Following hydrolysis of the urea, the hot exhaust then passes over the selective reduction catalyst that promotes reaction between ammonia and the NOx:
4 NH3 + 4 NO + O2 → 4 N2 + 6 H2O
4 NH3 + 2 NO + 2 NO2 → 4 N2 + 6 H2O
Excess oxygen is present in the exhaust stream under normal conditions for most diesel engines. Assume the diesel exhaust initially contains 200 ppm by mass NO and 50 ppm by mass NO2. Field measurements demonstrate that 95% of each is converted to N2. What are the extents of reaction for each reaction?
Hint: ppm means 'parts per million' by mass For example, to compute the mass flow of NO, take (200 × 10-6) × ṁexhaust where ṁexhaust is the mass flow computed in part 1 of the homework set.
The commerical route to urea is to produce ammonia from natural gas, then convert the ammonia to urea. Ammonia production is a two step process in which hydrogen produced by the steam reforming of natural gas followed by water-gas shift
CH4 + H2O → CO + 3 H2
CO + H2O → CO2 + H2
followed by the Haber-Bosch process to produce ammonia.
N2 + 3 H2 → 2 NH3
The Bosch-Meiser process for urea production involves two additional steps.
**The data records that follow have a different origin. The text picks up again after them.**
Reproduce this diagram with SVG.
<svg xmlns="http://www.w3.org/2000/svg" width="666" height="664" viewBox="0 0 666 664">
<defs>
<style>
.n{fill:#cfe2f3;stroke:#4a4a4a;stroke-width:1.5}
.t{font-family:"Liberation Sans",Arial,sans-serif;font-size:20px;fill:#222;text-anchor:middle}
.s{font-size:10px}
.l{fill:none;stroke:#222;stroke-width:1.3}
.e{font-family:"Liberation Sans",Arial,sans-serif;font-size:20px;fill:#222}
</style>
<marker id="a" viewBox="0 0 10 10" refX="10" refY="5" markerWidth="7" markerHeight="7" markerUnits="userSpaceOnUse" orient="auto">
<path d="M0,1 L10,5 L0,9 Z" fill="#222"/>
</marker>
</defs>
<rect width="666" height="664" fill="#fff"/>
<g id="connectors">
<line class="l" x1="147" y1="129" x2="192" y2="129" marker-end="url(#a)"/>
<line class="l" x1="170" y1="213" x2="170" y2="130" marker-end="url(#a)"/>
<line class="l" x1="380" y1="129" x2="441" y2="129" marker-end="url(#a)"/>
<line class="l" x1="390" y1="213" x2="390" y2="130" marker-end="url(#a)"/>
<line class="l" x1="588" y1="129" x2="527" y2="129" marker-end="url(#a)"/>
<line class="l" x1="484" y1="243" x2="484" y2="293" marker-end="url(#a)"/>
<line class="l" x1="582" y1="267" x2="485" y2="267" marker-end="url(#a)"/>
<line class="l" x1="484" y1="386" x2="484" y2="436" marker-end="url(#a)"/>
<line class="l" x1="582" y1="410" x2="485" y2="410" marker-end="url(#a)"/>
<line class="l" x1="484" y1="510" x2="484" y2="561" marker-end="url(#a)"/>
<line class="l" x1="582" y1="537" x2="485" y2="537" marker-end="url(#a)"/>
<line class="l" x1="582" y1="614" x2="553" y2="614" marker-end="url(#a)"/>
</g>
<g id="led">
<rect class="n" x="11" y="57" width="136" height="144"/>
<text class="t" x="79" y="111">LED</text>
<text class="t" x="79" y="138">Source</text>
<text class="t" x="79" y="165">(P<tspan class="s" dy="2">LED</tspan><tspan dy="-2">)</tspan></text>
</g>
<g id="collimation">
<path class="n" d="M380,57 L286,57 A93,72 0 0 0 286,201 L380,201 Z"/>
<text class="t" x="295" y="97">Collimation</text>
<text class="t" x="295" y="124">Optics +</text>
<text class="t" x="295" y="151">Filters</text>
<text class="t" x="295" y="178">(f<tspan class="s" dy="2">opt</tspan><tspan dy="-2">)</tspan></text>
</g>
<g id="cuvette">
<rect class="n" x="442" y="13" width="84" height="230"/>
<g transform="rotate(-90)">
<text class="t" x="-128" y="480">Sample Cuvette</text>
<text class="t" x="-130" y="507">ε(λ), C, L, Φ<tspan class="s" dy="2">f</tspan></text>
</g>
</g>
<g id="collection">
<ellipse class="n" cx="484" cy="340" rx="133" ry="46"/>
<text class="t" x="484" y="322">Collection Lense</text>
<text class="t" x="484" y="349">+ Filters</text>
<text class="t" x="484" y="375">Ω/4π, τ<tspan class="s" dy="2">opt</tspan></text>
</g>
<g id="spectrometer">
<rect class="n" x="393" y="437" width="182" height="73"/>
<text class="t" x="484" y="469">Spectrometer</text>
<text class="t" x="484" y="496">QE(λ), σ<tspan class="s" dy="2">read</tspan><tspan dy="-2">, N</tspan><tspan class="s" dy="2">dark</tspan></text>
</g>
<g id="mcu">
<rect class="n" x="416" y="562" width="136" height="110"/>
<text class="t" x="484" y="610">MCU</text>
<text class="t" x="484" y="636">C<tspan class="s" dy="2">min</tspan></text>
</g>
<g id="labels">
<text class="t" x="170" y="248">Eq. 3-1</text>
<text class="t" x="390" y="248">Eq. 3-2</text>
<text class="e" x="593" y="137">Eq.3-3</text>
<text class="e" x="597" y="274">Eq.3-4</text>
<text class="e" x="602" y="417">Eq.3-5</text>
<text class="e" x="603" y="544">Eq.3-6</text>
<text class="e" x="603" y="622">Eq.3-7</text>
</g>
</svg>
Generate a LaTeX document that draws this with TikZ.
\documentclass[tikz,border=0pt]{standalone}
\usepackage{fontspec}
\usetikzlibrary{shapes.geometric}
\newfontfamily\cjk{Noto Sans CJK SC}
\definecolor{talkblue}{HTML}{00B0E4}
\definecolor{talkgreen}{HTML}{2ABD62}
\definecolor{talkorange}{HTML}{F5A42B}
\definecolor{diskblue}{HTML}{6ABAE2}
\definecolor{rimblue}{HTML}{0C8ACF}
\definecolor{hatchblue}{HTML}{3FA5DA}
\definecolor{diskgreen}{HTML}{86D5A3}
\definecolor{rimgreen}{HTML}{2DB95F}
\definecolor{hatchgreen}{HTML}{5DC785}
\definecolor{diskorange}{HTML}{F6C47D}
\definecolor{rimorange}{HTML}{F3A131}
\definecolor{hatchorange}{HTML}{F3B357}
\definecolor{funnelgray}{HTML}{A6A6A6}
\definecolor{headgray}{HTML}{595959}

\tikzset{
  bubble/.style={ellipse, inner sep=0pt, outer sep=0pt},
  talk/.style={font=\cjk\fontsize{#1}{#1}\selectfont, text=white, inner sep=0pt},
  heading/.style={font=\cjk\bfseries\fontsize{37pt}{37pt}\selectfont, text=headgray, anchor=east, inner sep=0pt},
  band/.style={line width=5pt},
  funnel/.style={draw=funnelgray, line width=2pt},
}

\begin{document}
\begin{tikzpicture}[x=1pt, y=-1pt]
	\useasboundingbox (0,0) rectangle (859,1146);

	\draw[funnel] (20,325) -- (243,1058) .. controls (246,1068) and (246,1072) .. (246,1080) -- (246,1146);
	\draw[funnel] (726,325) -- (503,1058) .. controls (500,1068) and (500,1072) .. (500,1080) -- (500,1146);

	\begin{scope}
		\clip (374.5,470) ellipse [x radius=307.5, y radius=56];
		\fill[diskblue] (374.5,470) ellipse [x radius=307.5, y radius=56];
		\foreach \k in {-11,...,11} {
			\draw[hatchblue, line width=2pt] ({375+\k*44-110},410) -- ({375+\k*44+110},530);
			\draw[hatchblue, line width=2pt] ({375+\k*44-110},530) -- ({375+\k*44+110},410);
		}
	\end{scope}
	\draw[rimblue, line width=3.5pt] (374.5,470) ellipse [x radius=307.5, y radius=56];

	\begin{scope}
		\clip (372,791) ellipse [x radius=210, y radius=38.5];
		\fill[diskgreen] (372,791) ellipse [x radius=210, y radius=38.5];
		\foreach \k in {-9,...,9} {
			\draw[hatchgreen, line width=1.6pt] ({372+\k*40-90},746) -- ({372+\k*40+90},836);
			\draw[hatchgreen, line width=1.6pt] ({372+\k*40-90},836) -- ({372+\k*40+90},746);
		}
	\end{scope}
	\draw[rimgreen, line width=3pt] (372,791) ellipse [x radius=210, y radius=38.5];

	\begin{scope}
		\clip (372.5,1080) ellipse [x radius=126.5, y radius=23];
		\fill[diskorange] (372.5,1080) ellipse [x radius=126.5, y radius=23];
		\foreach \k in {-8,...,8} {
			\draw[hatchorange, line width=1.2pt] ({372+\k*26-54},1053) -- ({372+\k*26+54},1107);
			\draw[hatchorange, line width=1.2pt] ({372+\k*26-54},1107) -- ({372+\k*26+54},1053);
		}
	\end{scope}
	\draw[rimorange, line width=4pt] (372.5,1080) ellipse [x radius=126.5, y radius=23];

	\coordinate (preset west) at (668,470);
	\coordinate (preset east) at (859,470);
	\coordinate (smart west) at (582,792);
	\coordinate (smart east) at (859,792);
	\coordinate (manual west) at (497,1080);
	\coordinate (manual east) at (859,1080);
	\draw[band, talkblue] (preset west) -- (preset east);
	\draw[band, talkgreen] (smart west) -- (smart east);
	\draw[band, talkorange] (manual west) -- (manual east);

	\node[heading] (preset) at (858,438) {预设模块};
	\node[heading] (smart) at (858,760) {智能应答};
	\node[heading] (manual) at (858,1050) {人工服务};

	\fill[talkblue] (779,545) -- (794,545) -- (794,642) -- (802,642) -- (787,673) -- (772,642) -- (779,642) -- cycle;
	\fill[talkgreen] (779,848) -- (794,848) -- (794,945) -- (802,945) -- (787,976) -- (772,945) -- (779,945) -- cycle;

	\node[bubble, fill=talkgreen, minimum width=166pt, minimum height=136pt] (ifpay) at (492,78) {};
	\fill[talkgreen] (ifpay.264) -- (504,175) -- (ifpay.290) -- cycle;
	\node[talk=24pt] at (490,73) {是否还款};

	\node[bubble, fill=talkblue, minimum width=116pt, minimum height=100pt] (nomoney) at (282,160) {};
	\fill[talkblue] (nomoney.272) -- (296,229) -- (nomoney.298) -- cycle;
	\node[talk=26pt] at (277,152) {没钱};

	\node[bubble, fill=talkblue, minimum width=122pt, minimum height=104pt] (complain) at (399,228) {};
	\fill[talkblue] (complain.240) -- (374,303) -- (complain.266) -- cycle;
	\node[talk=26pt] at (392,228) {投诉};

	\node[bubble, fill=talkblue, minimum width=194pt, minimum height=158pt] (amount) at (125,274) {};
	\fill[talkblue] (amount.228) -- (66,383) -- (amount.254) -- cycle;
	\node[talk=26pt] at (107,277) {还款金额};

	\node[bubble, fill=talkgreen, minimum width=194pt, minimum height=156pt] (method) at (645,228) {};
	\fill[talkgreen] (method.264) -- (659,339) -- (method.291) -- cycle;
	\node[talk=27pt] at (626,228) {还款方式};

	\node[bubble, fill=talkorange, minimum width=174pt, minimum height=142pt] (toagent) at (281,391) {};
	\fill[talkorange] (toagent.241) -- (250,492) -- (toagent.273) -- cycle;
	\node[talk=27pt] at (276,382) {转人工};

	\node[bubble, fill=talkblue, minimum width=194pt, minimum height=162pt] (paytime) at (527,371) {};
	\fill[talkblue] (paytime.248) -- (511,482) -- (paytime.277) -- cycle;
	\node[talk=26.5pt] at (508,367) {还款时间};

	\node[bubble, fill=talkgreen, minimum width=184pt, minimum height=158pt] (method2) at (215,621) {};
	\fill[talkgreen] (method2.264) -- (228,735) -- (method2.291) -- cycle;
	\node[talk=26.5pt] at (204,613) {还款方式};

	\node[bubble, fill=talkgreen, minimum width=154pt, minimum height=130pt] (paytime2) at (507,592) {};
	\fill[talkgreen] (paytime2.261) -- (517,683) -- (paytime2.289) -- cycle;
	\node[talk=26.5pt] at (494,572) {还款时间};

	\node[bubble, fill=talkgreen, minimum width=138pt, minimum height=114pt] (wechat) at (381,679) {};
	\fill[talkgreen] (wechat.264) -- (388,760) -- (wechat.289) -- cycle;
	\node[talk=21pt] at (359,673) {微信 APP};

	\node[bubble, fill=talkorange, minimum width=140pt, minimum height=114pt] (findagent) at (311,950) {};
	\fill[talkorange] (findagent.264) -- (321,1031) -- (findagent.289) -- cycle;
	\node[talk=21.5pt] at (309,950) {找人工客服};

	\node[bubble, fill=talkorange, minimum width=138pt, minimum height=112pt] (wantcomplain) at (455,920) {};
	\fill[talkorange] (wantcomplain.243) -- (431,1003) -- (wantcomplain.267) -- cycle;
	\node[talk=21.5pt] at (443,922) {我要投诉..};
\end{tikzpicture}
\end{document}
Ammonia is combined with dry ice to produce ammonium carbamate and water
2 NH3 + CO2 → H2NCOONH4
which decomposes to form urea and water
H2NCOONH4 → CO(NH2)2 + H2O
For an integrated urea production facility, what is the overall stoichiometry for the production of urea from natural gas?
In a review published by Consumer Reports on January 4, 2010, regarding the Mercedes-Benz GL320
The total bill just for adding AdBlue? A stunning 316.99 dollars. We were down to 18% full on the additive at 16,566 miles. It took 7.5 gallons to fill the tank, costing an eye-opening 241.50 dollars for the fluid alone. The labor to add the fluid plus tax accounted for the rest. None of this was covered by the warranty.” Consumer Reports, January 4, 2010.
(a) Using the results you found above, how much Adblue would you estimate is needed to drive 16,566 miles assuming a vehicle gets 21 mpg? How does this compare to the numbers quoted in the review? What assumption would you need to revise in order to match the observed consumption of Adblue?
(b) Current spot prices for bulk urea can be found on-line. What is the cost of the raw materials needed to produce one gallon of Adblue? How does this compare to the price of Adblue implied by the story in Consumer Reports?